When it comes to genuine All-Ireland contenders from this year's qualifiers - O'Connor has not written Mayo off quite yet.
"I think there are three or four teams that can win an All-Ireland. I think the other teams have dropped off and maybe even sub-consciously given up.
"I think if the stuff is in Mayo, going to the qualifiers and getting a good run of games could actually help them. What was another Connacht championship going to do for Mayo? They aren't trying to win Connacht Championships - they are trying to win All-Irelands.
"In 2006 after we were beaten by Cork we gathered in the hotel to have a meeting. Seamus Moyhihan said the Munster Championship wasn't our priority this year... the priority was an All-Ireland. So that put the Munster Championship to bed for us and we just got on with it.
"That's what Mayo have to do now and in many ways while this was tough to take, they'll put it behind them and it could be the makings of them."
Conor Counihan (Cork 2010)
Counihan's Cork side were beaten by Kerry in the Munster semi-final in 2010. Coming into the qualifiers, they faced Cavan and Wexford who they beat handily enough, but then needed extra-time to beat Limerick. They then neat Roscommon and Dublin before beating Down in the final by a point. Counihan admits that even though managers take the glory of winning - there is nothing they can do once the ball is thrown in.
"When you lose a game in the championship you are scratching your head at this stage. I think it's a collective responsibility. Players win matches at the end of the day. I was talking to someone recently about Mick O'Dwyer as one of the greatest managers the game has ever seen.
"But I remember being at a qualifier game between Cavan and Wicklow in Breffni Park when Micko was in charge of Wicklow and this was in 2010 - the same year that we won it. Things were going great for them.
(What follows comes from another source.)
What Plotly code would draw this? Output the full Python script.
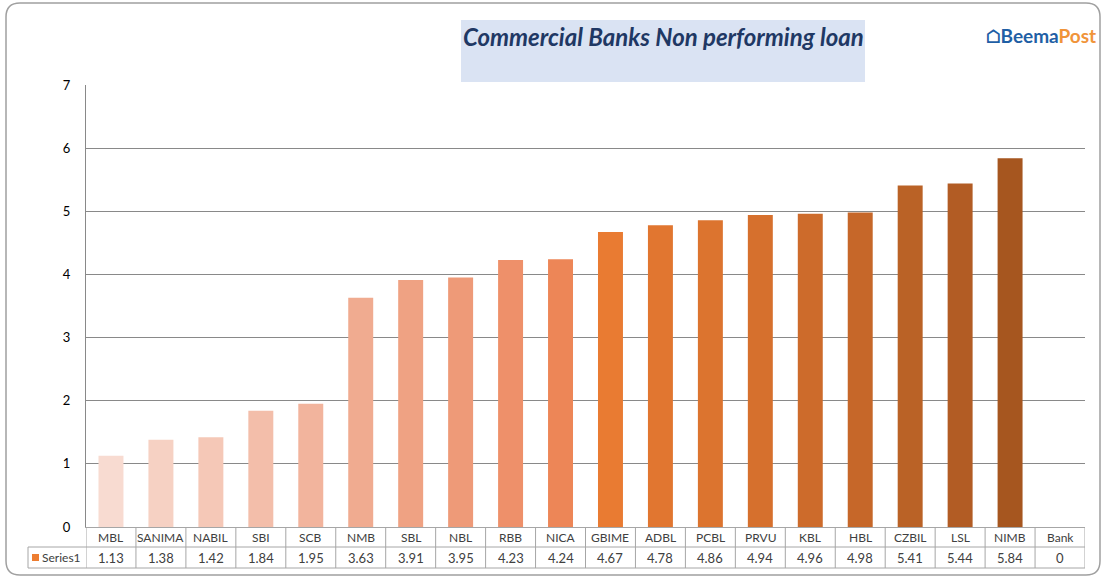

They were eight points up with 20 minutes to go and Cavan had lost the plot.
"They had two men sent off and then lo and behold didn't Cavan win the match. . To me, in a way, it showed me not to be too hard on myself because Wicklow had one of the greatest managers of all time on the sideline and if he couldn't turn it around then nobody could."
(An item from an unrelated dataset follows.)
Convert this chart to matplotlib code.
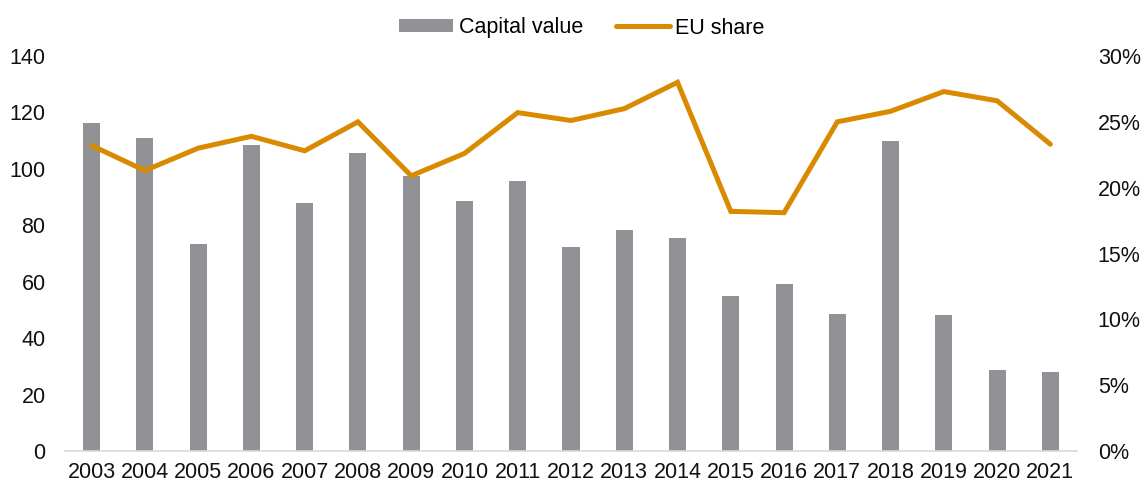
import matplotlib
matplotlib.use("Agg")
import matplotlib.pyplot as plt
from matplotlib.ticker import FuncFormatter

years = ["2003", "2004", "2005", "2006", "2007", "2008", "2009", "2010", "2011", "2012",
         "2013", "2014", "2015", "2016", "2017", "2018", "2019", "2020", "2021"]
capital_value = [116.3, 111.0, 73.4, 108.5, 87.9, 105.6, 97.5, 88.6, 95.7, 72.3,
                 78.3, 75.5, 54.9, 59.2, 48.6, 109.9, 48.2, 28.7, 28.0]
eu_share = [23.2, 21.3, 23.0, 23.9, 22.8, 25.0, 20.9, 22.6, 25.7, 25.1,
            26.0, 28.0, 18.2, 18.1, 25.0, 25.8, 27.3, 26.6, 23.3]

plt.rcParams['font.family'] = ['Liberation Sans', 'DejaVu Sans']

fig = plt.figure(figsize=(11.41, 4.84), dpi=100)
ax = fig.add_axes([65 / 1141, 33 / 484, (1077 - 65) / 1141, (451 - 56) / 484])
ax2 = ax.twinx()

x = list(range(len(years)))
bars = ax.bar(x, capital_value, width=0.32, color='#929196', label='Capital value', zorder=2)
line, = ax2.plot(x, eu_share, color='#D98A00', linewidth=3.6, solid_capstyle='round',
                 solid_joinstyle='miter', label='EU share', zorder=3)

ax.set_xlim(-0.5, len(years) - 0.5)
ax.set_ylim(0, 140)
ax.set_yticks(range(0, 141, 20))
ax2.set_ylim(0, 30)
ax2.set_yticks(range(0, 31, 5))
ax2.yaxis.set_major_formatter(FuncFormatter(lambda v, p: f"{int(v)}%"))

ax.set_xticks(x)
ax.set_xticklabels(years)

for a in (ax, ax2):
    for s in ['top', 'right', 'left', 'bottom']:
        a.spines[s].set_visible(False)
ax.spines['bottom'].set_visible(True)
ax.spines['bottom'].set_color('#d9d9d9')
ax.spines['bottom'].set_linewidth(1.2)

fs = 15.5
ax.tick_params(axis='y', length=0, labelsize=fs, pad=14, labelcolor='#111111')
ax.tick_params(axis='x', length=0, labelsize=fs, pad=8, labelcolor='#111111')
ax2.tick_params(axis='y', length=0, labelsize=fs, pad=15, labelcolor='#111111')

ax.set_zorder(ax2.get_zorder() - 1)
ax.patch.set_visible(False)

fig.legend([bars, line], ['Capital value', 'EU share'], loc='center',
           bbox_to_anchor=(582 / 1141, 1 - 28 / 484), ncol=2, frameon=False,
           fontsize=fs, handlelength=2.5, handleheight=0.55, handletextpad=0.25,
           columnspacing=1.55)

fig.savefig('out.png', dpi=100)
"If you haven't got the players who can drive it on when you hit a rocky spot - then you have nothing."
In terms of the qualifiers this year, Counihan admits that serious Mayo have serious questions to answer.
"Mayo are a team who have been through the mill over the last couple of years. You would look at their performance the last day [against Galway] and ask if they were in the right zone. You have to give credit to Galway but you have to ask if Mayo were mentally ready for it.
"I'd be worried for Mayo because when you look at that game they lost against Galway - it wasn't really the young players that won it for Galway. It was the older players who have been around for a while and they never did it before against Mayo so what changed this year?
"That often happens and can often be out of the control of management. A player can get it into his head that "yeah, we should be a good bet for a quarter-final at least" and it's too late to change things then. Mayo have had their wake-up call now so it's up to them."
"After we lost against Kerry, I said to the players: 'we've put too much into this, not just this year but in the last few years to give it up this easy'. We had to show a bit of resilience and show it.
"I told the players they needed to forget about All-Ireland finals at this stage and just take it week by week. Just over one hour's football can get everything back on track. It's do-or-die at this stage and maybe that'll bring out the best in people."